Even though Anno likely came up with these particulars, Tsurumaki’s budding directorial skills landed these borderline-taboo segments with the exact artistic precision needed for them to read as wholly moving instead of crude.
Okay, maybe End Of Evangelion isn’t the best place to start with Tsurumaki, but we needed to give him credit where it’s due.
FLCL: aka Fooly Cooly. There’s a Reason Fans Clamored for a Sequel for 18 Years.

If the Fooly Cooly sequels are already three years old, a horrifying thought, that means 21 years have passed since Kazuya Tsurumaki put together FLCL. Six episodes so good and so beloved by western fandom, Adult Swim themselves fronted the money to help it eventually continue.
Anno told Gainax, after finishing End Of Evangelion, ‘it’s Tsuramaki’s turn next’ and so he and the studio endeavored on the now-classic OVA about a frustrated adolescent in a stifling town turned upside down. Within six short chapters, Tsurumaki unloaded multitudes of contrasting moods and atmospheres onto the audience in an attempt to intentionally craft something, in his words, sophisticated.
He succeeded, but fans often downplay FLCL’s trademark hyperactivity in service to the great coming-of-age story underneath its cartoon exterior. We love all of FLCL‘s many subdued and scalpel-precise character moments that are signature to Tsurumaki, but you can’t just ignore all the robots bursting out of people’s foreheads, or the giant anvil lying in the background of every establishing shot.

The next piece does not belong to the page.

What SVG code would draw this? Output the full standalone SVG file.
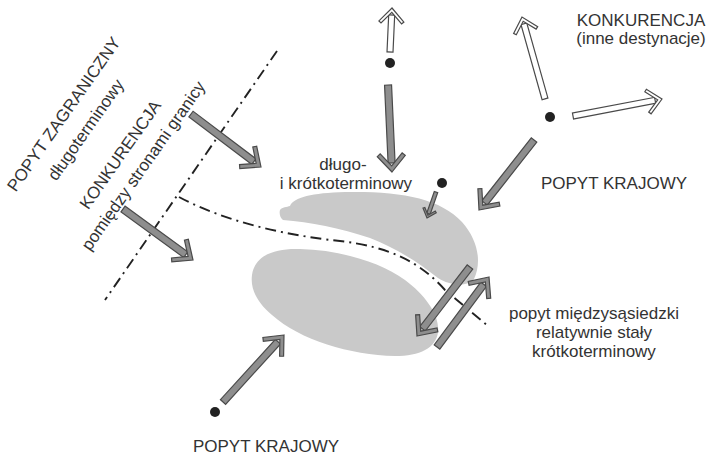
<svg xmlns="http://www.w3.org/2000/svg" xmlns:xlink="http://www.w3.org/1999/xlink" width="709" height="457" viewBox="0 0 709 457">
<style>
text{font-family:"Liberation Sans",Arial,sans-serif;font-size:17px;fill:#333}
.mid{text-anchor:middle}
.blob{fill:#c9c9c9}
.ag{fill:#8e8e8e;stroke:#4a4a4a;stroke-width:1.2;stroke-linejoin:miter}
.aw{fill:#fff;stroke:#4a4a4a;stroke-width:1.2;stroke-linejoin:miter}
.dd{fill:none;stroke:#222;stroke-width:1.9;stroke-dasharray:11 5 2 5}
.dot{fill:#222}
</style>
<defs>
<polygon id="headG" points="0,0 -16,-14 -18.6,-11 -6.1,0 -18.6,11 -16,14"/>
<polygon id="headW" points="0,0 -13.5,-12.5 -15.5,-10.3 -4.4,0 -15.5,10.3 -13.5,12.5"/>
<polygon id="headS" points="0,0 -8,-7 -9.3,-5.5 -3,0 -9.3,5.5 -8,7"/>
</defs>
<rect width="709" height="457" fill="#fff"/>

<g id="blobs">
<path class="blob" d="M280,210 C282,207 287,207 290,206 C294,197 312,193 345,192 C400,191 440,198 462,222 C478,240 482,262 474,279 C468,287 450,286 438,278 C420,264 400,250 370,238 C340,228 310,222 283,220 C280,218 279,213 280,210 Z"/>
<path class="blob" d="M252,275 C255,255 275,248 300,249 C340,250 380,262 405,280 C425,295 440,315 438,332 C436,348 420,356 395,356 C350,355 300,340 272,315 C258,303 250,290 252,275 Z"/>
</g>

<g id="boundaries">
<path class="dd" d="M277,51 L105,300"/>
<path class="dd" d="M179,197 C225,222 290,236 340,241 C390,247 420,262 445,290 L488,326"/>
</g>

<g id="dots">
<circle class="dot" cx="390" cy="63" r="5"/>
<circle class="dot" cx="550" cy="117" r="5"/>
<circle class="dot" cx="442" cy="183" r="5"/>
<circle class="dot" cx="215" cy="412" r="5"/>
</g>

<g id="connectors">
<g transform="translate(392,8) rotate(-87.4)"><rect class="aw" x="-44" y="-3" width="37" height="6"/><use href="#headW" class="aw"/></g>
<g transform="translate(392,172) rotate(87.4)"><rect class="ag" x="-87" y="-3.5" width="78" height="7"/><use href="#headG" class="ag"/></g>
<g transform="translate(522,17) rotate(-105.7)"><rect class="aw" x="-85" y="-3" width="78" height="6"/><use href="#headW" class="aw"/></g>
<g transform="translate(662,99) rotate(-10.8)"><rect class="aw" x="-90.6" y="-3" width="83.6" height="6"/><use href="#headW" class="aw"/></g>
<g transform="translate(479,210) rotate(128.2)"><rect class="ag" x="-89" y="-3.5" width="80" height="7"/><use href="#headG" class="ag"/></g>
<g transform="translate(427,218) rotate(109.1)"><rect class="ag" x="-27.5" y="-1.8" width="23" height="3.6"/><use href="#headS" class="ag"/></g>
<g transform="translate(261,167) rotate(37.1)"><rect class="ag" x="-87.8" y="-3.5" width="78.8" height="7"/><use href="#headG" class="ag"/></g>
<g transform="translate(193,260) rotate(36.1)"><rect class="ag" x="-86.6" y="-3.5" width="77.6" height="7"/><use href="#headG" class="ag"/></g>
<g transform="translate(284,335) rotate(-47.7)"><rect class="ag" x="-90.6" y="-3.5" width="81.6" height="7"/><use href="#headG" class="ag"/></g>
<g transform="translate(417,336) rotate(127.5)"><rect class="ag" x="-87" y="-3.5" width="78" height="7"/><use href="#headG" class="ag"/></g>
<g transform="translate(489,277) rotate(-53.4)"><rect class="ag" x="-87.2" y="-3.5" width="78.2" height="7"/><use href="#headG" class="ag"/></g>
</g>

<g id="label-konkurencja-inne">
<text class="mid" x="641" y="26">KONKURENCJA</text>
<text class="mid" x="641" y="44">(inne destynacje)</text>
</g>
<g id="label-popyt-krajowy-right">
<text class="mid" x="614" y="189">POPYT KRAJOWY</text>
</g>
<g id="label-dlugo">
<text class="mid" x="343" y="170">długo-</text>
<text class="mid" x="346" y="189">i krótkoterminowy</text>
</g>
<g id="label-miedzysasiedzki">
<text class="mid" x="594" y="319">popyt międzysąsiedzki</text>
<text class="mid" x="594" y="338">relatywnie stały</text>
<text class="mid" x="594" y="357">krótkoterminowy</text>
</g>
<g id="label-popyt-krajowy-bottom">
<text class="mid" x="266" y="452">POPYT KRAJOWY</text>
</g>
<g id="label-zagraniczny">
<text class="mid" transform="translate(68.5,117.5) rotate(-55)">POPYT ZAGRANICZNY</text>
<text class="mid" transform="translate(90.5,133) rotate(-55)">długoterminowy</text>
</g>
<g id="label-konkurencja-granica">
<text class="mid" transform="translate(125,158) rotate(-55)">KONKURENCJA</text>
<text class="mid" transform="translate(148,169) rotate(-55)">pomiędzy stronami granicy</text>
</g>
</svg>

FLCL not taking itself too seriously is one of its greatest strengths.
Gunbuster 2: aka Diebuster. A Perfect Encapsulation of Gainax Past and Future

If there is one Gainax show that most completely represents the studio’s broader legacy, it just might Kazuya Tsurumaki’s Gunbuster 2, the studio’s 20th-anniversary project. It harkens back to the studio’s second major original production, retreading the ‘aspiring young girl pilot’ theme. And bonus, you absolutely don’t have to have watched Gunbuster at all to appreciate the OVA.
Instead, the 2004 work feels more like a spiritual sequel to FLCL, and even contains a few canonical nods to it. Tsurumaki tones down, though doesn’t completely remove, the whacked-out humor from Fooly Cooly, and in its place scales the ruckus to galaxy-sized stakes and throws in some old-school Super Robot action for flavor.
Gunbuster 2 represented Gainax’s past and future, as just a couple of years later, we’d get Gainax’s Gurren Lagann which spiritually picked up where this OVA left off, and Tsurumaki reuniting with Anno to helm Rebuild of Evangelion.
It says something that Kazuya Tsurumaki directed, perhaps not the definitive, but the most-Gainax anime of them all.